Despite a hiring surge in health care and gains in hospitality, job growth in San Diego County will slow next year as the area’s high cost of living limits the inflow of job-seekers, according to a new report by Los Angeles-based Beacon Economics LLC.
The firm’s December regional outlook predicted the county’s labor market, having expanded 2.2 percent between October 2015 and October 2016, will add jobs at a somewhat slower pace in 2017, likely in the range of 1.7 percent to 2.1 percent.
“The result will be a tighter labor market, which is expected to trigger wage increases ranging between 2 percent and 3 percent over the next year,” wrote Beacon, which is led by prominent California economist Christopher Thornberg.
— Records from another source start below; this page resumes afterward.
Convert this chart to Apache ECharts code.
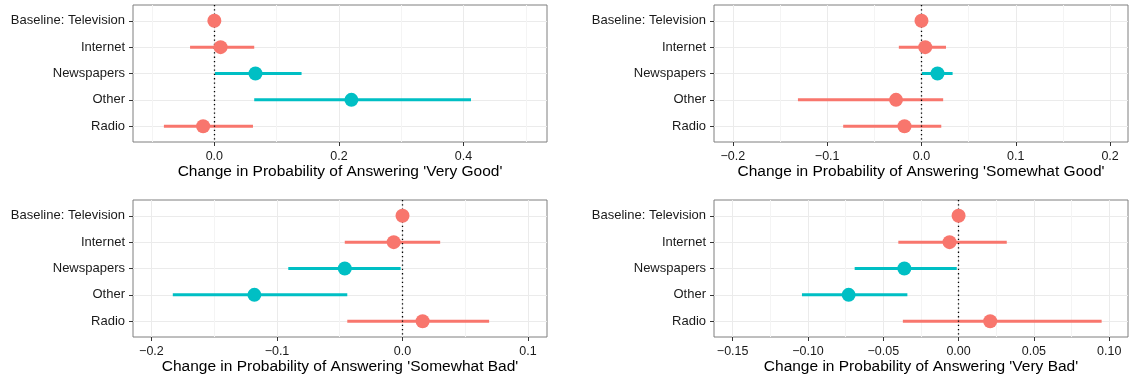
<!DOCTYPE html>
<html>
<head>
<meta charset="utf-8">
<script src="https://cdn.jsdelivr.net/npm/echarts@6/dist/echarts.min.js"></script>
<style>
  html, body { margin: 0; padding: 0; background: #ffffff; }
  #chart { width: 1132px; height: 379px; }
</style>
</head>
<body>
<div id="chart"></div>
<script>
// ---- Data ----
const categories = ['Baseline: Television', 'Internet', 'Newspapers', 'Other', 'Radio'];

const veryGoodEst  = [0, 0.010, 0.066, 0.220, -0.018];
const veryGoodLow  = [0, -0.039, 0.001, 0.064, -0.081];
const veryGoodHigh = [0, 0.064, 0.140, 0.412, 0.062];

const somewhatGoodEst  = [0, 0.004, 0.017, -0.027, -0.018];
const somewhatGoodLow  = [0, -0.024, 0.0005, -0.131, -0.083];
const somewhatGoodHigh = [0, 0.026, 0.033, 0.023, 0.021];

const somewhatBadEst  = [0, -0.007, -0.046, -0.118, 0.016];
const somewhatBadLow  = [0, -0.046, -0.091, -0.183, -0.044];
const somewhatBadHigh = [0, 0.030, -0.0015, -0.044, 0.069];

const veryBadEst  = [0, -0.006, -0.036, -0.073, 0.021];
const veryBadLow  = [0, -0.040, -0.069, -0.104, -0.037];
const veryBadHigh = [0, 0.032, -0.0012, -0.034, 0.095];

// axis limits and tick labels
const veryGoodRange = [-0.1306, 0.534];
const veryGoodTicks = [0, 0.2, 0.4];
const veryGoodMinor = [-0.1, 0.1, 0.3, 0.5];

const somewhatGoodRange = [-0.22, 0.219];
const somewhatGoodTicks = [-0.2, -0.1, 0, 0.1, 0.2];
const somewhatGoodMinor = [-0.15, -0.05, 0.05, 0.15];

const somewhatBadRange = [-0.2147, 0.1151];
const somewhatBadTicks = [-0.2, -0.1, 0, 0.1];
const somewhatBadMinor = [-0.15, -0.05, 0.05];

const veryBadRange = [-0.1624, 0.1125];
const veryBadTicks = [-0.15, -0.10, -0.05, 0, 0.05, 0.10];
const veryBadMinor = [-0.125, -0.075, -0.025, 0.025, 0.075];

const titles = [
  "Change in Probability of Answering 'Very Good'",
  "Change in Probability of Answering 'Somewhat Good'",
  "Change in Probability of Answering 'Somewhat Bad'",
  "Change in Probability of Answering 'Very Bad'"
];

// ---- Build chart ----
const panels = [
  { est: veryGoodEst, low: veryGoodLow, high: veryGoodHigh, range: veryGoodRange, ticks: veryGoodTicks, minor: veryGoodMinor, dec: 1 },
  { est: somewhatGoodEst, low: somewhatGoodLow, high: somewhatGoodHigh, range: somewhatGoodRange, ticks: somewhatGoodTicks, minor: somewhatGoodMinor, dec: 1 },
  { est: somewhatBadEst, low: somewhatBadLow, high: somewhatBadHigh, range: somewhatBadRange, ticks: somewhatBadTicks, minor: somewhatBadMinor, dec: 1 },
  { est: veryBadEst, low: veryBadLow, high: veryBadHigh, range: veryBadRange, ticks: veryBadTicks, minor: veryBadMinor, dec: 2 }
];

const layout = [
  { left: 133, top: 5, width: 414, height: 137 },
  { left: 714, top: 5, width: 414, height: 137 },
  { left: 133, top: 200, width: 414, height: 137 },
  { left: 714, top: 200, width: 414, height: 137 }
];

const RED = '#F8766D', TEAL = '#00BFC4';
const FONT = 'Liberation Sans, Arial, Helvetica, sans-serif';
const colorOf = (p, i) => (p.low[i] > 0 || p.high[i] < 0) ? TEAL : RED;
const fmt = d => v => (v < -1e-9 ? '\u2212' : '') + Math.abs(v).toFixed(d);

const grid = [], xAxis = [], yAxis = [], series = [];
const catIdx = categories.map((c, i) => i);

panels.forEach((p, k) => {
  grid.push(Object.assign({ show: true, borderColor: '#7F7F7F', borderWidth: 1, backgroundColor: '#ffffff', containLabel: false }, layout[k]));
  // major x axis
  xAxis.push({
    type: 'value', gridIndex: k, min: p.range[0], max: p.range[1], position: 'bottom',
    name: titles[k], nameLocation: 'middle', nameGap: 22,
    nameTextStyle: { fontFamily: FONT, fontSize: 15.5, color: '#000' },
    axisLine: { show: false, onZero: false },
    axisTick: { show: true, length: 4, lineStyle: { color: '#333333' }, customValues: p.ticks },
    axisLabel: { show: true, customValues: p.ticks, formatter: fmt(p.dec), fontFamily: FONT, fontSize: 12.5, color: '#1A1A1A', margin: 8 },
    splitLine: { show: true, lineStyle: { color: '#EBEBEB', width: 1 } }
  });
  // minor grid x axis
  xAxis.push({
    type: 'value', gridIndex: k, min: p.range[0], max: p.range[1], position: 'bottom',
    axisLine: { show: false, onZero: false },
    axisTick: { show: false, customValues: p.minor },
    axisLabel: { show: false },
    splitLine: { show: true, lineStyle: { color: '#F4F4F4', width: 1 } }
  });
  yAxis.push({
    type: 'value', gridIndex: k, min: -0.6, max: categories.length - 0.4, inverse: true, position: 'left',
    axisLine: { show: false, onZero: false },
    axisTick: { show: true, length: 4, lineStyle: { color: '#333333' }, customValues: catIdx },
    axisLabel: { show: true, customValues: catIdx, formatter: v => categories[Math.round(v)] || '', fontFamily: FONT, fontSize: 13, color: '#1A1A1A', margin: 8 },
    splitLine: { show: true, lineStyle: { color: '#EBEBEB', width: 1 } }
  });

  const pp = p;
  series.push({
    type: 'custom', xAxisIndex: 2 * k, yAxisIndex: k, silent: true, z: 3,
    encode: { x: [0, 2], y: 1 },
    data: categories.map((c, i) => [pp.low[i], i, pp.high[i]]),
    renderItem: (params, api) => {
      const i = api.value(1);
      const a = api.coord([api.value(0), i]);
      const b = api.coord([api.value(2), i]);
      return { type: 'line', shape: { x1: a[0], y1: a[1], x2: b[0], y2: b[1] }, style: { stroke: colorOf(pp, params.dataIndex), lineWidth: 3 } };
    }
  });
  series.push({
    type: 'scatter', xAxisIndex: 2 * k, yAxisIndex: k, silent: true, z: 5,
    symbolSize: 14,
    data: categories.map((c, i) => ({ value: [pp.est[i], i], itemStyle: { color: colorOf(pp, i), opacity: 1 } })),
    markLine: {
      silent: true, symbol: ['none', 'none'], label: { show: false }, z: 4,
      lineStyle: { type: [1.3, 3], color: '#000000', width: 1.3 },
      emphasis: { disabled: true },
      data: [{ xAxis: 0 }]
    }
  });
});

const chart = echarts.init(document.getElementById('chart'), null, { renderer: 'canvas' });
chart.setOption({ animation: false, grid, xAxis, yAxis, series });
</script>
</body>
</html>
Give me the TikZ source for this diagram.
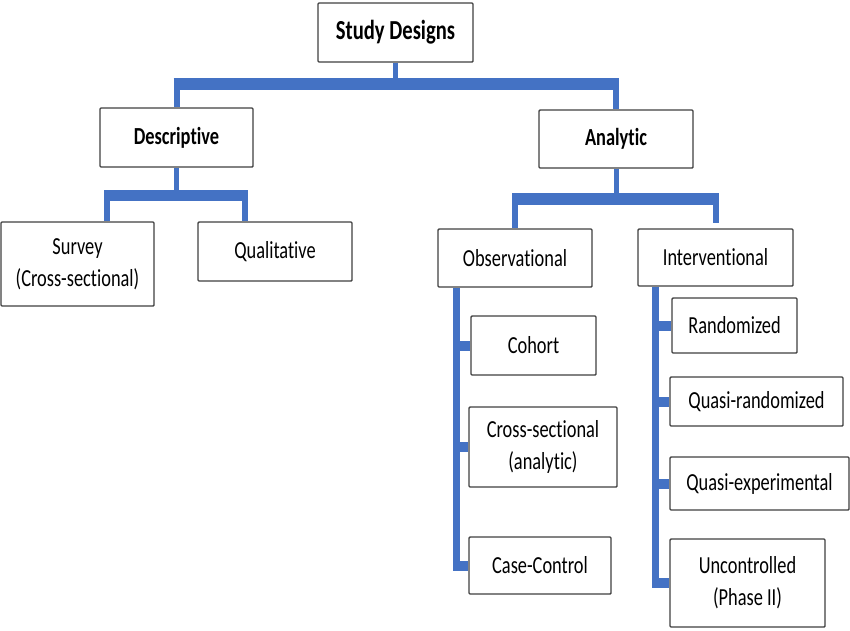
\documentclass[tikz,border=0pt]{standalone}
\usepackage{fontspec}
\setmainfont{Carlito}[FakeStretch=0.75, Ligatures=NoCommon]
\usetikzlibrary{calc}
\definecolor{lineblue}{HTML}{4472C4}
\definecolor{boxgray}{HTML}{404040}
\pgfdeclarelayer{bg}
\pgfsetlayers{bg,main}
\begin{document}
\begin{tikzpicture}[x=1pt,y=-1pt,
  box/.style={draw=boxgray, line width=1.4pt, fill=white, rounded corners=1pt,
    inner sep=0pt, align=center, font=\fontsize{24.5}{32}\selectfont},
  boldbox/.style={box, font=\fontsize{24.5}{32}\selectfont\bfseries},
  bar/.style={draw=lineblue, line width=12pt},
  subbar/.style={draw=lineblue, line width=11pt},
  drop/.style={draw=lineblue, line width=6pt},
  stem/.style={draw=lineblue, line width=5pt},
  vline/.style={draw=lineblue, line width=7pt},
  tick/.style={draw=lineblue, line width=10pt}]
\useasboundingbox (0,0) rectangle (850,630);

% boxes
\node[boldbox, font=\fontsize{27.5}{32}\selectfont\bfseries,
  minimum width=155pt, minimum height=59pt] (study) at (395.5,32.5) {Study Designs};
\node[boldbox, minimum width=153pt, minimum height=59pt] (desc) at (176.5,137.5) {Descriptive};
\node[boldbox, minimum width=154pt, minimum height=58pt] (anal) at (616,139) {Analytic};
\node[box, minimum width=153pt, minimum height=84pt] (survey) at (77.5,264) {Survey\\(Cross-sectional)};
\node[box, minimum width=154pt, minimum height=59pt] (qual) at (275,251.5) {\raisebox{3pt}{Qualitative}};
\node[box, minimum width=154pt, minimum height=58pt] (obs) at (515,258) {Observational};
\node[box, minimum width=155pt, minimum height=57pt] (interv) at (715.5,257.5) {Interventional};
\node[box, minimum width=125pt, minimum height=59pt] (cohort) at (533.5,345.5) {Cohort};
\node[box, minimum width=148pt, minimum height=80pt] (cross) at (543,447) {Cross-sectional\\(analytic)};
\node[box, minimum width=142pt, minimum height=57pt] (casec) at (540,565.5) {Case-Control};
\node[box, minimum width=125pt, minimum height=55pt] (rand) at (734.5,325.5) {Randomized};
\node[box, minimum width=173pt, minimum height=49pt] (qrand) at (756.5,401.5) {Quasi-randomized};
\node[box, minimum width=179pt, minimum height=53pt] (qexp) at (759.5,483.5) {Quasi-experimental};
\node[box, minimum width=155pt, minimum height=88pt] (unc) at (747.5,583) {Uncontrolled\\(Phase II)};

% connectors
\coordinate (tb1) at (173.5,84);
\coordinate (tb2) at (619,84);
\coordinate (db1) at (104,195.5);
\coordinate (db2) at (248,195.5);
\coordinate (ds1) at (107,195.5);
\coordinate (ds2) at (245,195.5);
\coordinate (ab1) at (512,198.5);
\coordinate (ab2) at (718.5,198.5);
\coordinate (ov) at (456,0);
\coordinate (iv) at (655,0);

\begin{pgfonlayer}{bg}
  % level 1
  \draw[bar] (tb1) -- (tb2);
  \draw[stem] (study.south) -- (study.south |- tb1);
  \draw[drop] (desc.north |- tb1) -- (desc.north);
  \draw[drop] (anal.north |- tb2) -- (anal.north);
  % descriptive branch
  \draw[subbar] (db1) -- (db2);
  \draw[stem] (desc.south) -- (desc.south |- db1);
  \draw[drop] (ds1) -- (ds1 |- survey.north);
  \draw[drop] (ds2) -- (ds2 |- qual.north);
  % analytic branch
  \draw[bar] (ab1) -- (ab2);
  \draw[stem] (anal.south) -- (anal.south |- ab1);
  \draw[drop] (obs.north |- ab1) -- (obs.north);
  \draw[drop] (interv.north |- ab2) -- ($(interv.north)+(0,-5)$);
  % observational list
  \draw[vline] (ov |- obs.south) -- ($(ov |- casec.west)+(0,5)$);
  \draw[tick] (ov |- cohort.west) -- (cohort.west);
  \draw[tick] (ov |- cross.west) -- (cross.west);
  \draw[tick] (ov |- casec.west) -- (casec.west);
  % interventional list
  \draw[vline] (iv |- interv.south) -- ($(iv |- unc.west)+(0,5)$);
  \draw[tick] (iv |- rand.west) -- (rand.west);
  \draw[tick] (iv |- qrand.west) -- (qrand.west);
  \draw[tick] (iv |- qexp.west) -- (qexp.west);
  \draw[tick] (iv |- unc.west) -- (unc.west);
\end{pgfonlayer}
\end{tikzpicture}
\end{document}
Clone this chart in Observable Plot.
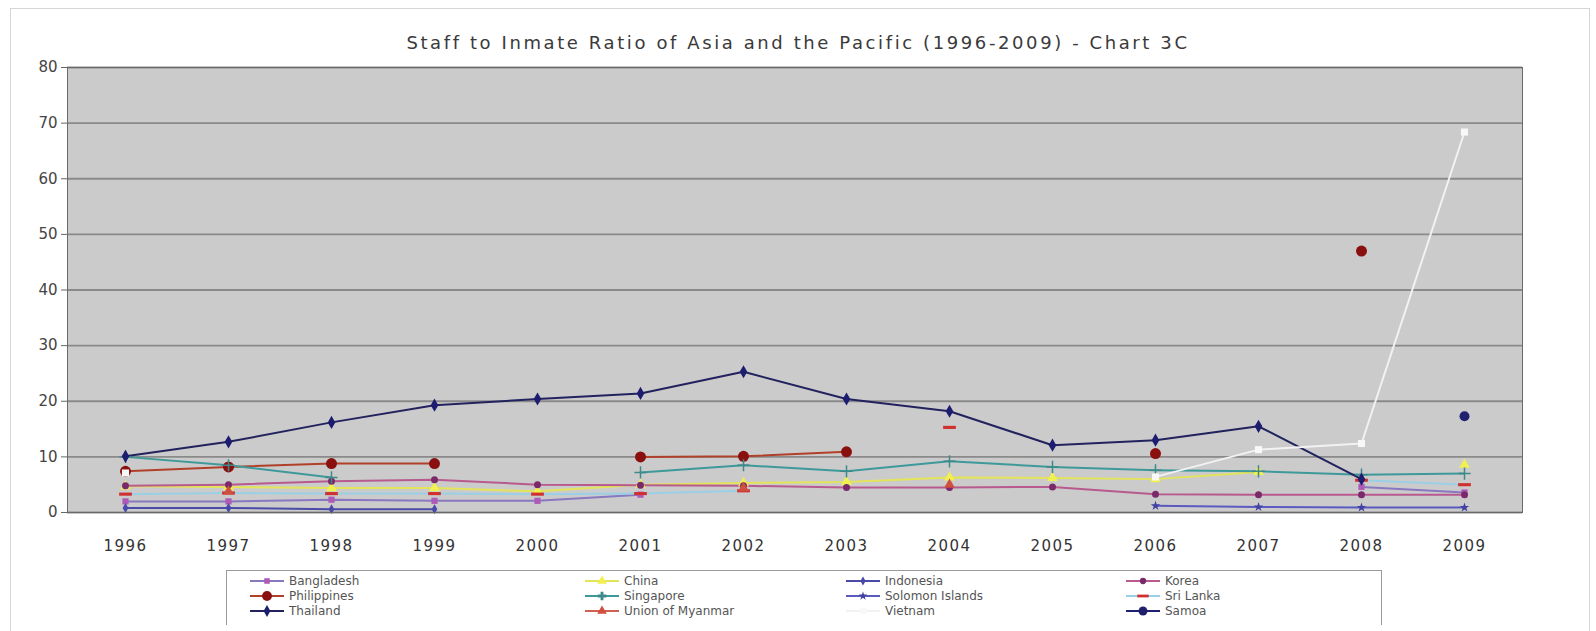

The report said the county is closing in on full employment after joblessness recently fell to 4.7 percent, driven by openings in lower-wage occupations.
Beacon also pointed to job growth in the categories of education and health care (up 3.3 percent year over year); leisure and hospitality (up 3 percent) and professional, science and technology jobs (up 2.7 percent).
The region’s health care industry is doing well largely because of baby boomers’ demand for outpatient services, the report said. It further noted the sector has attracted a growing share of the area’s overall venture capital investments.
Biotechnology went from 50 percent of the area’s total VC funding in the first half of 2015 to 59 percent during the like period 2016, Beacon reported, while investment in medical devices and equipment accounted for 16.8 percent of the county’s VC total, up from 4.9 percent in 2015’s first half.
Focusing also on residential development and its relation to housing affordability and regional economic growth in general, Beacon noted a 2.1 percent year-to-date slowdown in single-family homes sales through the third quarter. It said multifamily housing permits were up 24.1 percent over 2015 levels through the third quarter, as local rental prices climbed 4.4 percent.